= The Arcanum (Atlantis) =

Tabletop role-playing game book

Cover of 1st edition, 1984

The Arcanum, published by Bard Games in 1984, is the first book in the fantasy role-playing game Atlantean Trilogy, later known simply as Atlantis.

==Contents==
The Arcanum is the first book in The Atlantean Trilogy. It includes a role-playing system largely based on the rules for Dungeons & Dragons, but the generic information about the character classes and magic can also be used without the role-playing system, and adapted to another fantasy role-playing system such as D&D or RuneQuest to add an Atlantean flavor to the game.

==Publication history==
In the 1980s a group of friends — Vernie Taylor, Steven Cordovano, and Stephan Michael Sechi — who played a highly customized version of Dungeons & Dragons, decided to publish the details of their new character classes and spells. Each of them put up $600 to form Bard Games. In 1983 the new company published three books known as the "Compleat Series": The Compleat Adventurer by Sechi, The Compleat Spell Caster by Taylor and Sechi, and The Compleat Alchemist by Cordovano and Sechi. No specific role-playing system rules were credited, the assumption being that players would use the popular Dungeons & Dragons rules.

The following year, the books of The Compleat Series were combined with a new role-playing system into one central rulebook, The Arcanum, a 156-page softcover book by Sechi and Taylor, with artwork by Sechi, Joe Bouza, Ken Canossi, Pete Ciccone, David Cooper, Scott Lee, Roy McDonald, and Katherine McHone. This was followed in 1985 by The Lexicon, a 128-page softcover book by Sechi, Taylor and Ed Mortimer that provided the setting, and The Bestiary in 1986, a 132-page softcover book written by Sechi and J. Andrew Keith that provided the creatures. As a result, the role-playing game became known as The Atlantean Trilogy or The Atlantis Trilogy; later versions with fewer than three books were simply titled Atlantis.

In the 2014 book Designers & Dragons: The '80s, game historian Shannon Appelcline wrote that "Because of the success of their Compleat books, Bard Games decided to combine the best information from those supplements within a game system and a setting. The result — which would become known as "The Atlantis Trilogy" — would really put Bard on the map. Stephan Michael Sechi oversaw this new and daunting project — which took three years to complete. Eventually he produced three books: The Arcanum (1984), The Lexicon (1985), and The Bestiary (1986). The system was clearly derivative of D&D, but it also introduced character skills and point-based character creation. The setting was a bit more unique, as it portrayed an antediluvian world of myth (though it also contained some off-key elements including typical fantasy races of D&D and even druids). Some players embraced the new game as a more complex D&D with a uniquely textured setting."

A second edition of The Arcanum was published in 1985 by Bard Games with revised and updated rules.

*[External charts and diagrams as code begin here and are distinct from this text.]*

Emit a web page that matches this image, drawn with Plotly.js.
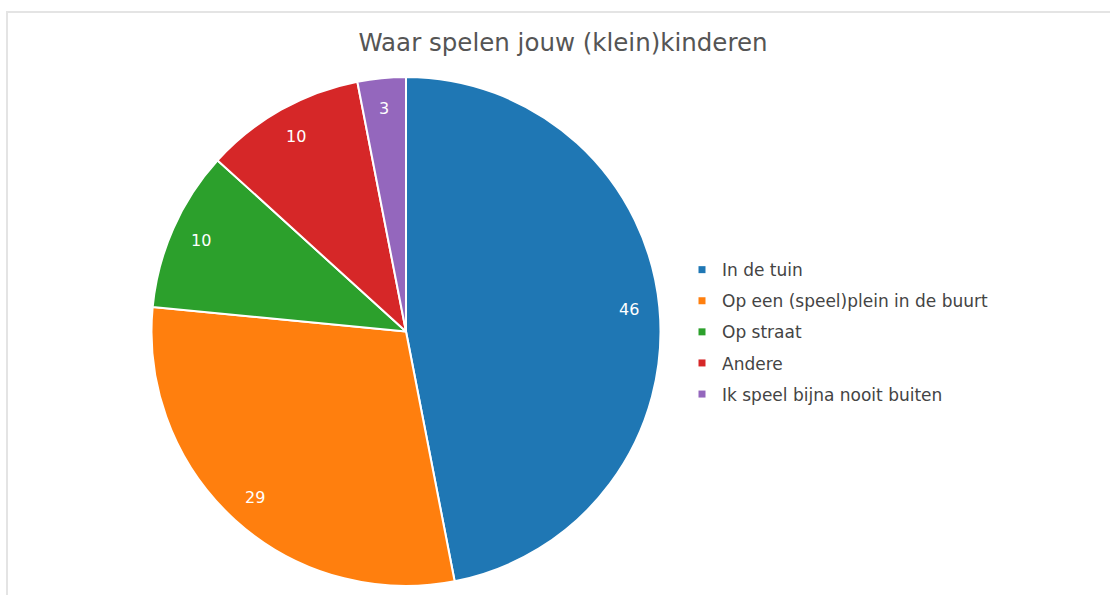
<!DOCTYPE html>
<html>
<head>
<meta charset="utf-8">
<script src="https://cdn.plot.ly/plotly-3.0.1.min.js"></script>
<style>
  html, body { margin: 0; padding: 0; background: #fff; }
  #frame { position: absolute; left: 6px; top: 11px; width: 1104px; height: 584px;
           border-left: 2px solid #e4e4e4; border-top: 2px solid #e4e4e4; box-sizing: border-box; pointer-events: none; }
  #chart { width: 1110px; height: 595px; }
</style>
</head>
<body>
<div id="chart"></div>
<div id="frame"></div>
<script>
const titleText = "Waar spelen jouw (klein)kinderen";
const labels = ["In de tuin", "Op een (speel)plein in de buurt", "Op straat", "Andere", "Ik speel bijna nooit buiten"];
const values = [46, 29, 10, 10, 3];
const colors = ["#1f77b4", "#ff7f0e", "#2ca02c", "#d62728", "#9467bd"];

const W = 1110, H = 595;
const margin = { l: 0, r: 0, t: 77, b: 9 };
const pieDomainX = [0, 812 / W];
const plotW = W - margin.l - margin.r;
const plotH = H - margin.t - margin.b;

const pie = {
  type: "pie",
  labels: labels,
  values: values,
  sort: false,
  direction: "clockwise",
  textinfo: "none",
  marker: { colors: colors, line: { color: "#ffffff", width: 2 } },
  domain: { x: pieDomainX, y: [0, 1] },
  showlegend: false,
  hoverinfo: "label+value+percent"
};

// value labels placed near the rim, at each slice's mid angle (derived from the values)
const total = values.reduce((a, b) => a + b, 0);
const radiusPx = Math.min((pieDomainX[1] - pieDomainX[0]) * plotW, plotH) / 2;
const cx = (pieDomainX[0] + pieDomainX[1]) / 2;
const cy = 0.5;
const labelFrac = 0.88;
let cum = 0;
const annotations = values.map((v) => {
  const mid = (cum + v / 2) / total * 2 * Math.PI;
  cum += v;
  return {
    xref: "paper", yref: "paper",
    x: cx + radiusPx * labelFrac * Math.sin(mid) / plotW,
    y: cy + radiusPx * labelFrac * Math.cos(mid) / plotH,
    text: String(v),
    showarrow: false,
    xanchor: "center", yanchor: "middle",
    font: { family: "DejaVu Sans", size: 16, color: "#ffffff" }
  };
});

const legendTraces = labels.map((lab, i) => ({
  type: "scatter",
  mode: "markers",
  x: [null], y: [null],
  name: lab,
  legendgroup: "g" + i,
  marker: { symbol: "square", size: 7, color: colors[i] },
  showlegend: true,
  hoverinfo: "skip"
}));

const layout = {
  width: W, height: H,
  margin: margin,
  paper_bgcolor: "#ffffff",
  plot_bgcolor: "#ffffff",
  title: {
    text: titleText,
    font: { family: "DejaVu Sans", size: 24.5, color: "#555555" },
    x: 563 / W, xanchor: "center",
    y: 1 - 42 / H, yanchor: "middle",
    xref: "paper", yref: "container"
  },
  xaxis: { visible: false },
  yaxis: { visible: false },
  annotations: annotations,
  showlegend: true,
  legend: {
    x: 682 / W, xanchor: "left",
    y: 0.656, yanchor: "top",
    font: { family: "DejaVu Sans", size: 17, color: "#444444" },
    tracegroupgap: 6,
    traceorder: "grouped",
    bgcolor: "rgba(0,0,0,0)"
  }
};

Plotly.newPlot("chart", [pie].concat(legendTraces), layout, { displayModeBar: false });
</script>
</body>
</html>
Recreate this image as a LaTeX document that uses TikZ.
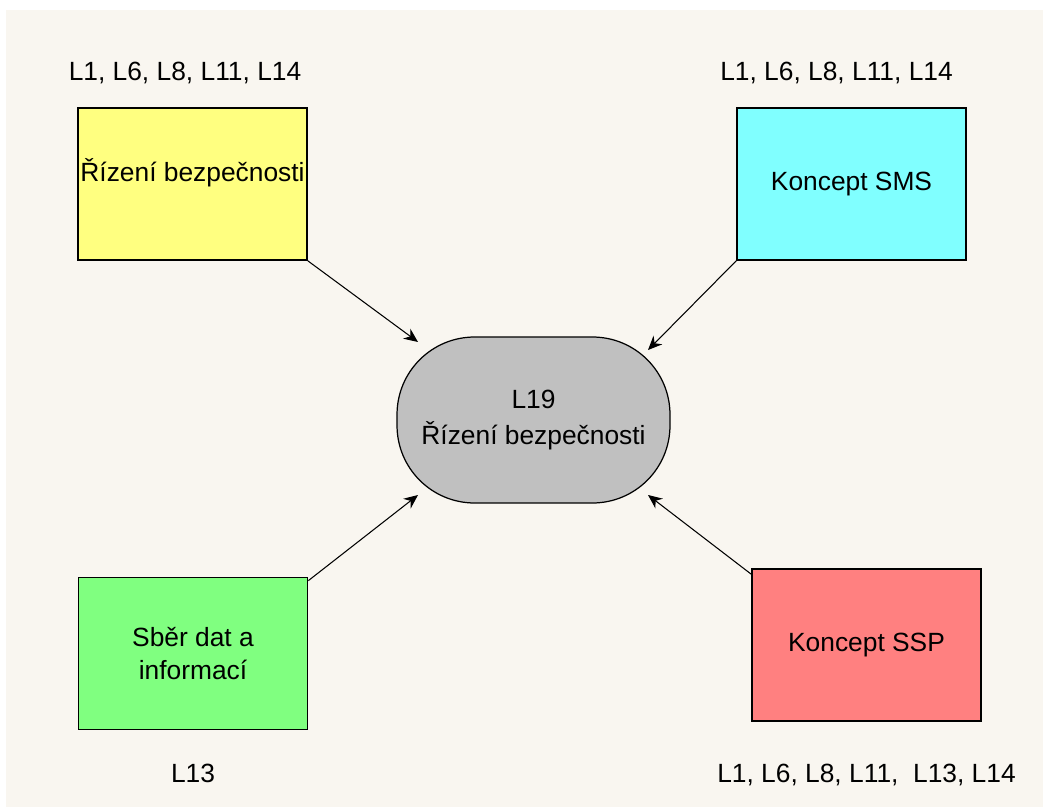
\documentclass[tikz,border=0pt]{standalone}
\usepackage{fontspec}
\setmainfont{Liberation Sans}
\usepackage{tikz}
\usetikzlibrary{positioning, arrows.meta}
\usepackage{xcolor}
\definecolor{pozadi}{RGB}{249,246,240}
\definecolor{zluta}{RGB}{255,255,128}
\definecolor{azur}{RGB}{128,255,255}
\definecolor{zelena}{RGB}{128,255,128}
\definecolor{cervena}{RGB}{255,128,128}
\definecolor{seda}{RGB}{192,192,192}

\begin{document}
\begin{tikzpicture}[
  x=0.02cm, y=0.02cm,
  blok/.style={draw, line width=1pt, rectangle, align=center, inner sep=0pt,
               minimum width=4.58cm, minimum height=3.04cm,
               font=\fontsize{15}{19}\selectfont},
  stred/.style={draw, line width=0.7pt, rectangle, rounded corners=1.55cm,
                fill=seda, align=center, inner sep=0pt,
                minimum width=5.46cm, minimum height=3.32cm,
                font=\fontsize{15}{20}\selectfont},
  popis/.style={font=\fontsize{15}{19}\selectfont, inner sep=0pt},
  sipka/.style={-{Stealth[length=8pt, width=7pt]}, line width=0.6pt}
]

% pozadi
\fill[white] (0,0) rectangle (1043,-807);
\fill[pozadi] (6,-10) rectangle (1043,-807);

\node[stred] (l19) at (533.5,-420) {L19\\Řízení bezpečnosti};

\node[blok, fill=zluta] (riz) at (192.5,-184) {Řízení bezpečnosti\\[-3pt]\mbox{}};
\node[popis, above=0.45cm of riz, xshift=-0.15cm] (priz) {L1, L6, L8, L11, L14};

\node[blok, fill=azur] (sms) at (851.5,-184) {Koncept SMS};
\node[popis, above=0.45cm of sms, xshift=-0.3cm] (psms) {L1, L6, L8, L11, L14};

\node[blok, fill=zelena] (sber) at (193,-653.5) {Sběr dat a\\informací};
\node[popis, below=0.66cm of sber] (psber) {L13};

\node[blok, fill=cervena] (ssp) at (866.5,-645) {Koncept SSP};
\node[popis, below=0.84cm of ssp] (pssp) {L1, L6, L8, L11,\ \ L13, L14};

% konce sipek u stredu
\coordinate (cilRiz) at (418,-342);
\coordinate (cilSms) at (648,-350);
\coordinate (cilSber) at (418,-495);
\coordinate (cilSsp) at (648,-495);

\draw[sipka] (riz.south east) -- (cilRiz);
\draw[sipka] (sms.south west) -- (cilSms);
\draw[sipka] ([yshift=-0.08cm]sber.north east) -- (cilSber);
\draw[sipka] ([yshift=-0.12cm]ssp.north west) -- (cilSsp);

\end{tikzpicture}
\end{document}
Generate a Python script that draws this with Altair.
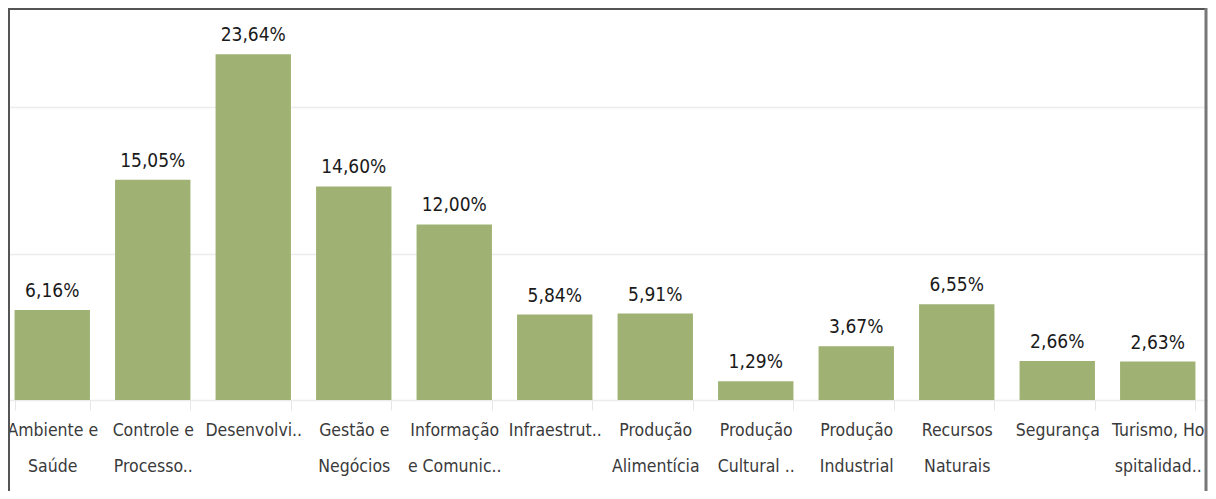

In 1996, Death's Edge Games released a third edition, largely based on the second edition, with the addition of a new race, the Selkie.

In 2012, K. David Ladage purchased the rights to The Arcanum. The following year, doing business as ZiLa Games, Ladage ran a Kickstarter to re-release The Arcanum in a new, cleaned up and re-edited form. However, when ZiLa was unable to deliver after three years, all backers were reimbursed their entire pledge. In 2017, he ran a second Kickstarter to re-release The Arcanum and both a PDF of the book and the book itself were delivered in 2019.

==Reception==
William A. Barton reviewed the first edition of The Arcanum in Space Gamer No. 74., and commented that "Overall, The Arcanum seems quite adequate as volume one of a new FRPG [fantasy role-playing game], and could prove valuable as a supplement for other FRPGs, especially those deficient in alchemical information." Barton

In the December 1986 edition of White Dwarf (Issue #85), Phil Frances reviewed the original edition of The Arcanum, and noted the similarities to Dungeon & Dragons, commenting "I found myself playing Spot the D&D Equivalent — a game not mentioned in the book. It sure whiffs of That Game a lot [...] It's pretty obvious from the start which game this was primaririly intended for." He concluded that The Arcanum was probably not an essential buy for more experienced gamers, saying, "You can get by without this if you already own a roleplaying game; if not, its a solid starting base."